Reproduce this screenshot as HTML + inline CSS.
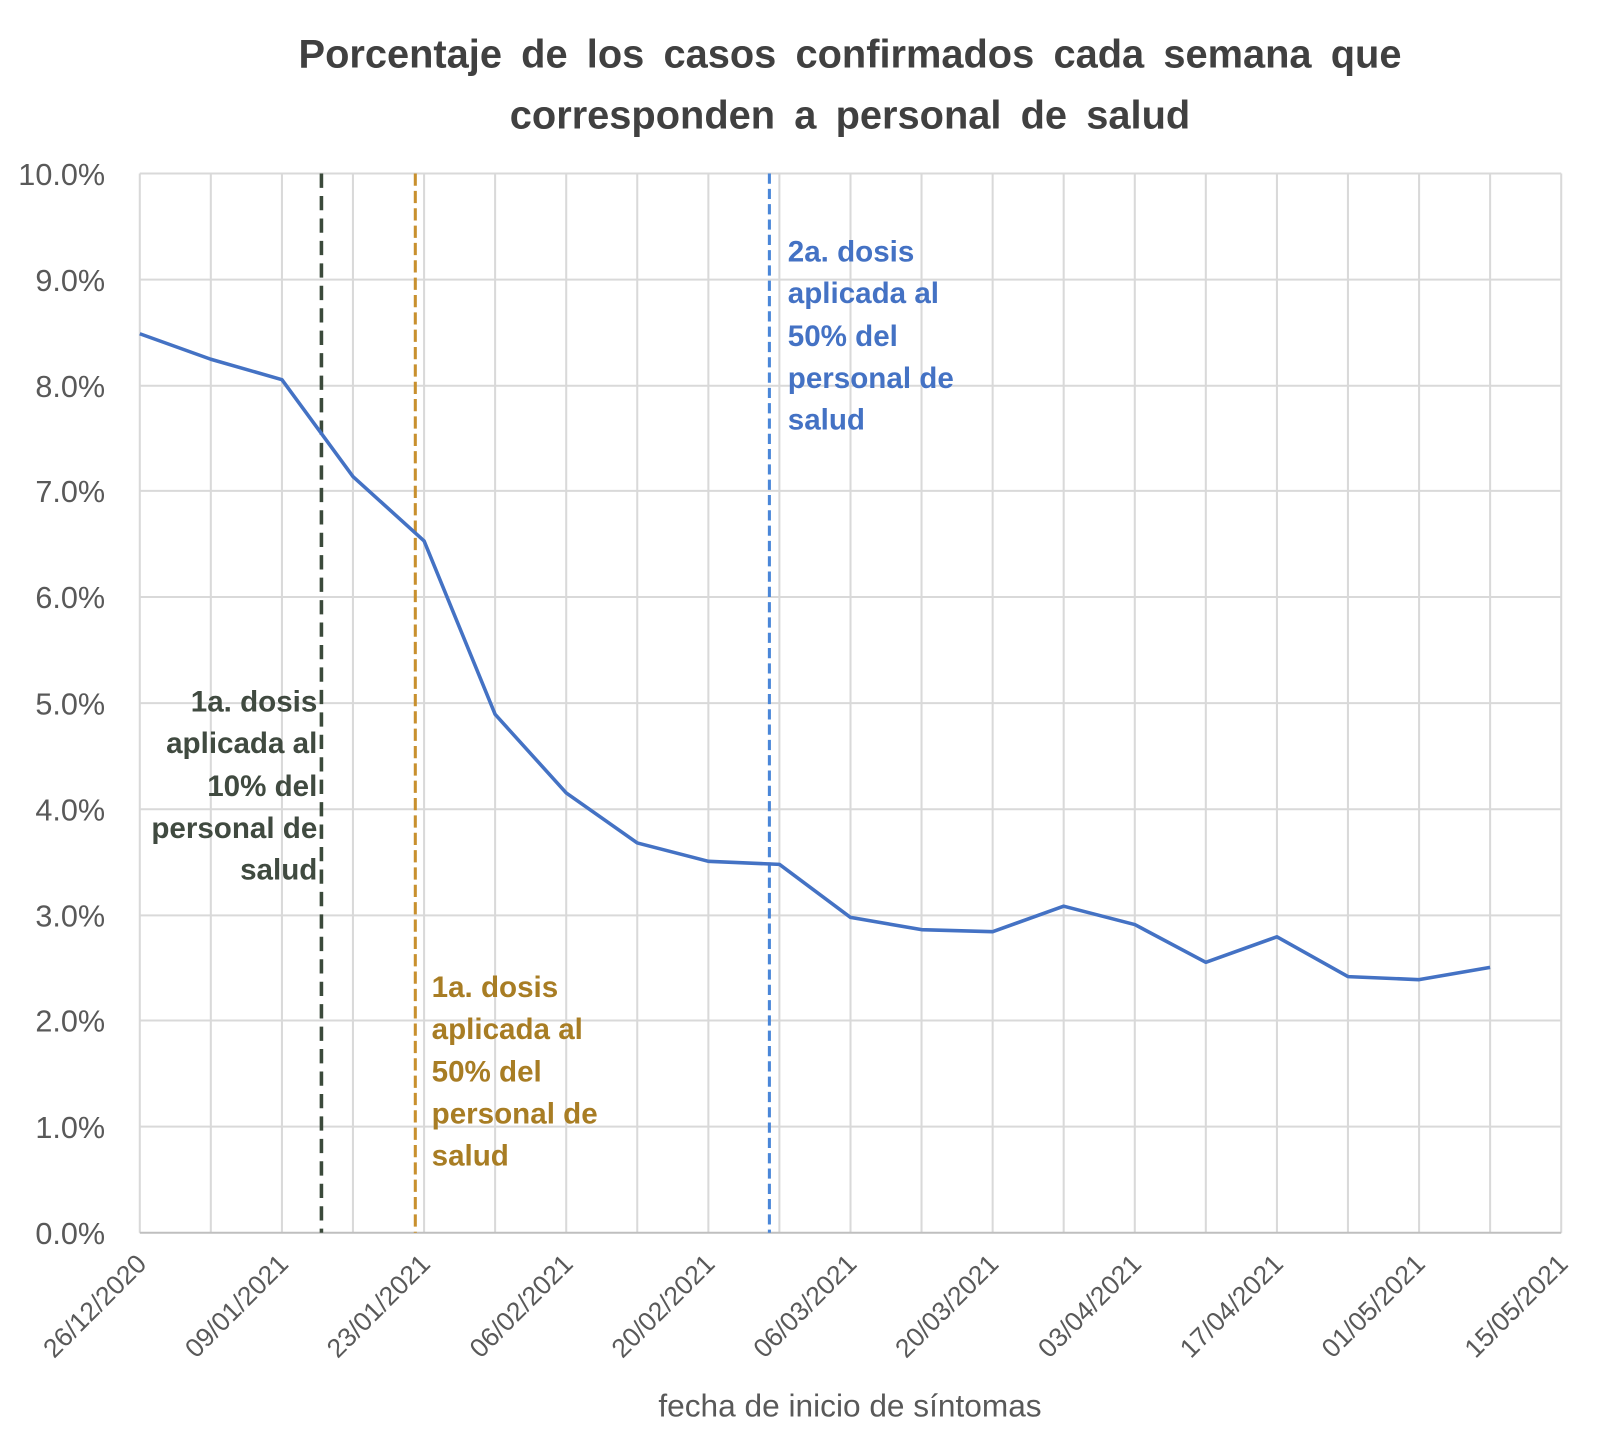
<!DOCTYPE html>
<html><head><meta charset="utf-8"><style>
body{margin:0;background:#fff}
svg{display:block}
text{font-family:"Liberation Sans",sans-serif}
</style></head><body>
<svg width="1600" height="1443" viewBox="0 0 1568 1414" xmlns="http://www.w3.org/2000/svg">
<rect width="1568" height="1414" fill="#fff"/>
<text x="833" y="66" text-anchor="middle" font-size="39" font-weight="bold" fill="#404040" word-spacing="8">Porcentaje de los casos confirmados cada semana que</text>
<text x="833" y="126" text-anchor="middle" font-size="39" font-weight="bold" fill="#404040" word-spacing="8">corresponden a personal de salud</text>
<g stroke="#d9d9d9" stroke-width="2">
<line x1="137" y1="170" x2="1530" y2="170"/><line x1="137" y1="274" x2="1530" y2="274"/><line x1="137" y1="378" x2="1530" y2="378"/><line x1="137" y1="481" x2="1530" y2="481"/><line x1="137" y1="585" x2="1530" y2="585"/><line x1="137" y1="689" x2="1530" y2="689"/><line x1="137" y1="793" x2="1530" y2="793"/><line x1="137" y1="897" x2="1530" y2="897"/><line x1="137" y1="1000" x2="1530" y2="1000"/><line x1="137" y1="1104" x2="1530" y2="1104"/>
<line x1="137" y1="170" x2="137" y2="1208"/><line x1="206.6" y1="170" x2="206.6" y2="1208"/><line x1="276.3" y1="170" x2="276.3" y2="1208"/><line x1="345.9" y1="170" x2="345.9" y2="1208"/><line x1="415.6" y1="170" x2="415.6" y2="1208"/><line x1="485.2" y1="170" x2="485.2" y2="1208"/><line x1="554.9" y1="170" x2="554.9" y2="1208"/><line x1="624.5" y1="170" x2="624.5" y2="1208"/><line x1="694.2" y1="170" x2="694.2" y2="1208"/><line x1="763.8" y1="170" x2="763.8" y2="1208"/><line x1="833.5" y1="170" x2="833.5" y2="1208"/><line x1="903.1" y1="170" x2="903.1" y2="1208"/><line x1="972.8" y1="170" x2="972.8" y2="1208"/><line x1="1042.4" y1="170" x2="1042.4" y2="1208"/><line x1="1112.1" y1="170" x2="1112.1" y2="1208"/><line x1="1181.7" y1="170" x2="1181.7" y2="1208"/><line x1="1251.4" y1="170" x2="1251.4" y2="1208"/><line x1="1321" y1="170" x2="1321" y2="1208"/><line x1="1390.7" y1="170" x2="1390.7" y2="1208"/><line x1="1460.3" y1="170" x2="1460.3" y2="1208"/><line x1="1530" y1="170" x2="1530" y2="1208"/>
<line x1="137" y1="1208" x2="1530" y2="1208" stroke="#bfbfbf"/>
</g>
<g font-size="30" fill="#595959" text-anchor="end">
<text x="103" y="181">10.0%</text><text x="103" y="285">9.0%</text><text x="103" y="389">8.0%</text><text x="103" y="492">7.0%</text><text x="103" y="596">6.0%</text><text x="103" y="700">5.0%</text><text x="103" y="804">4.0%</text><text x="103" y="908">3.0%</text><text x="103" y="1011">2.0%</text><text x="103" y="1115">1.0%</text><text x="103" y="1219">0.0%</text>
</g>
<g font-size="26" fill="#595959" text-anchor="end">
<text transform="translate(145,1240) rotate(-45)">26/12/2020</text>
<text transform="translate(284,1240) rotate(-45)">09/01/2021</text>
<text transform="translate(423,1240) rotate(-45)">23/01/2021</text>
<text transform="translate(563,1240) rotate(-45)">06/02/2021</text>
<text transform="translate(702,1240) rotate(-45)">20/02/2021</text>
<text transform="translate(841,1240) rotate(-45)">06/03/2021</text>
<text transform="translate(980,1240) rotate(-45)">20/03/2021</text>
<text transform="translate(1120,1240) rotate(-45)">03/04/2021</text>
<text transform="translate(1259,1240) rotate(-45)">17/04/2021</text>
<text transform="translate(1398,1240) rotate(-45)">01/05/2021</text>
<text transform="translate(1538,1240) rotate(-45)">15/05/2021</text>
</g>
<text x="833" y="1388" text-anchor="middle" font-size="31" fill="#595959">fecha de inicio de síntomas</text>
<line x1="315" y1="170" x2="315" y2="1208" stroke="#3b4a3b" stroke-width="3.5" stroke-dasharray="14,8"/>
<line x1="407" y1="170" x2="407" y2="1208" stroke="#c8902e" stroke-width="3" stroke-dasharray="12,5"/>
<line x1="754" y1="170" x2="754" y2="1208" stroke="#4a86d8" stroke-width="3" stroke-dasharray="10,5"/>
<polyline fill="none" stroke="#4472c4" stroke-width="3.5" stroke-linejoin="round" points="137,327 206.6,352 276.3,372 345.9,467 415.6,530 485.2,700 554.9,777 624.5,826 694.2,844 763.8,847 833.5,899 903.1,911 972.8,913 1042.4,888 1112.1,906 1181.7,943 1251.4,918 1321,957 1390.7,960 1460.3,948"/>
<g font-size="29" font-weight="bold" fill="#404a40" text-anchor="end">
<text x="311" y="697">1a. dosis</text><text x="311" y="738">aplicada al</text><text x="311" y="780">10% del</text><text x="311" y="821">personal de</text><text x="311" y="862">salud</text>
</g>
<g font-size="29" font-weight="bold" fill="#a87d24">
<text x="423" y="977">1a. dosis</text><text x="423" y="1018">aplicada al</text><text x="423" y="1060">50% del</text><text x="423" y="1101">personal de</text><text x="423" y="1142">salud</text>
</g>
<g font-size="29" font-weight="bold" fill="#4472c4">
<text x="772" y="256">2a. dosis</text><text x="772" y="297">aplicada al</text><text x="772" y="339">50% del</text><text x="772" y="380">personal de</text><text x="772" y="421">salud</text>
</g>
</svg>
</body></html>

**Short problem**
Repeat the listing in full and exactly. Do not include any images.

**Response for this exercise**
Reproduce this screenshot as HTML + inline CSS.
<!DOCTYPE html>
<html><head><meta charset="utf-8"><style>
body{margin:0;background:#fff}
svg{display:block}
text{font-family:"Liberation Sans",sans-serif}
</style></head><body>
<svg width="1600" height="1443" viewBox="0 0 1568 1414" xmlns="http://www.w3.org/2000/svg">
<rect width="1568" height="1414" fill="#fff"/>
<text x="833" y="66" text-anchor="middle" font-size="39" font-weight="bold" fill="#404040" word-spacing="8">Porcentaje de los casos confirmados cada semana que</text>
<text x="833" y="126" text-anchor="middle" font-size="39" font-weight="bold" fill="#404040" word-spacing="8">corresponden a personal de salud</text>
<g stroke="#d9d9d9" stroke-width="2">
<line x1="137" y1="170" x2="1530" y2="170"/><line x1="137" y1="274" x2="1530" y2="274"/><line x1="137" y1="378" x2="1530" y2="378"/><line x1="137" y1="481" x2="1530" y2="481"/><line x1="137" y1="585" x2="1530" y2="585"/><line x1="137" y1="689" x2="1530" y2="689"/><line x1="137" y1="793" x2="1530" y2="793"/><line x1="137" y1="897" x2="1530" y2="897"/><line x1="137" y1="1000" x2="1530" y2="1000"/><line x1="137" y1="1104" x2="1530" y2="1104"/>
<line x1="137" y1="170" x2="137" y2="1208"/><line x1="206.6" y1="170" x2="206.6" y2="1208"/><line x1="276.3" y1="170" x2="276.3" y2="1208"/><line x1="345.9" y1="170" x2="345.9" y2="1208"/><line x1="415.6" y1="170" x2="415.6" y2="1208"/><line x1="485.2" y1="170" x2="485.2" y2="1208"/><line x1="554.9" y1="170" x2="554.9" y2="1208"/><line x1="624.5" y1="170" x2="624.5" y2="1208"/><line x1="694.2" y1="170" x2="694.2" y2="1208"/><line x1="763.8" y1="170" x2="763.8" y2="1208"/><line x1="833.5" y1="170" x2="833.5" y2="1208"/><line x1="903.1" y1="170" x2="903.1" y2="1208"/><line x1="972.8" y1="170" x2="972.8" y2="1208"/><line x1="1042.4" y1="170" x2="1042.4" y2="1208"/><line x1="1112.1" y1="170" x2="1112.1" y2="1208"/><line x1="1181.7" y1="170" x2="1181.7" y2="1208"/><line x1="1251.4" y1="170" x2="1251.4" y2="1208"/><line x1="1321" y1="170" x2="1321" y2="1208"/><line x1="1390.7" y1="170" x2="1390.7" y2="1208"/><line x1="1460.3" y1="170" x2="1460.3" y2="1208"/><line x1="1530" y1="170" x2="1530" y2="1208"/>
<line x1="137" y1="1208" x2="1530" y2="1208" stroke="#bfbfbf"/>
</g>
<g font-size="30" fill="#595959" text-anchor="end">
<text x="103" y="181">10.0%</text><text x="103" y="285">9.0%</text><text x="103" y="389">8.0%</text><text x="103" y="492">7.0%</text><text x="103" y="596">6.0%</text><text x="103" y="700">5.0%</text><text x="103" y="804">4.0%</text><text x="103" y="908">3.0%</text><text x="103" y="1011">2.0%</text><text x="103" y="1115">1.0%</text><text x="103" y="1219">0.0%</text>
</g>
<g font-size="26" fill="#595959" text-anchor="end">
<text transform="translate(145,1240) rotate(-45)">26/12/2020</text>
<text transform="translate(284,1240) rotate(-45)">09/01/2021</text>
<text transform="translate(423,1240) rotate(-45)">23/01/2021</text>
<text transform="translate(563,1240) rotate(-45)">06/02/2021</text>
<text transform="translate(702,1240) rotate(-45)">20/02/2021</text>
<text transform="translate(841,1240) rotate(-45)">06/03/2021</text>
<text transform="translate(980,1240) rotate(-45)">20/03/2021</text>
<text transform="translate(1120,1240) rotate(-45)">03/04/2021</text>
<text transform="translate(1259,1240) rotate(-45)">17/04/2021</text>
<text transform="translate(1398,1240) rotate(-45)">01/05/2021</text>
<text transform="translate(1538,1240) rotate(-45)">15/05/2021</text>
</g>
<text x="833" y="1388" text-anchor="middle" font-size="31" fill="#595959">fecha de inicio de síntomas</text>
<line x1="315" y1="170" x2="315" y2="1208" stroke="#3b4a3b" stroke-width="3.5" stroke-dasharray="14,8"/>
<line x1="407" y1="170" x2="407" y2="1208" stroke="#c8902e" stroke-width="3" stroke-dasharray="12,5"/>
<line x1="754" y1="170" x2="754" y2="1208" stroke="#4a86d8" stroke-width="3" stroke-dasharray="10,5"/>
<polyline fill="none" stroke="#4472c4" stroke-width="3.5" stroke-linejoin="round" points="137,327 206.6,352 276.3,372 345.9,467 415.6,530 485.2,700 554.9,777 624.5,826 694.2,844 763.8,847 833.5,899 903.1,911 972.8,913 1042.4,888 1112.1,906 1181.7,943 1251.4,918 1321,957 1390.7,960 1460.3,948"/>
<g font-size="29" font-weight="bold" fill="#404a40" text-anchor="end">
<text x="311" y="697">1a. dosis</text><text x="311" y="738">aplicada al</text><text x="311" y="780">10% del</text><text x="311" y="821">personal de</text><text x="311" y="862">salud</text>
</g>
<g font-size="29" font-weight="bold" fill="#a87d24">
<text x="423" y="977">1a. dosis</text><text x="423" y="1018">aplicada al</text><text x="423" y="1060">50% del</text><text x="423" y="1101">personal de</text><text x="423" y="1142">salud</text>
</g>
<g font-size="29" font-weight="bold" fill="#4472c4">
<text x="772" y="256">2a. dosis</text><text x="772" y="297">aplicada al</text><text x="772" y="339">50% del</text><text x="772" y="380">personal de</text><text x="772" y="421">salud</text>
</g>
</svg>
</body></html>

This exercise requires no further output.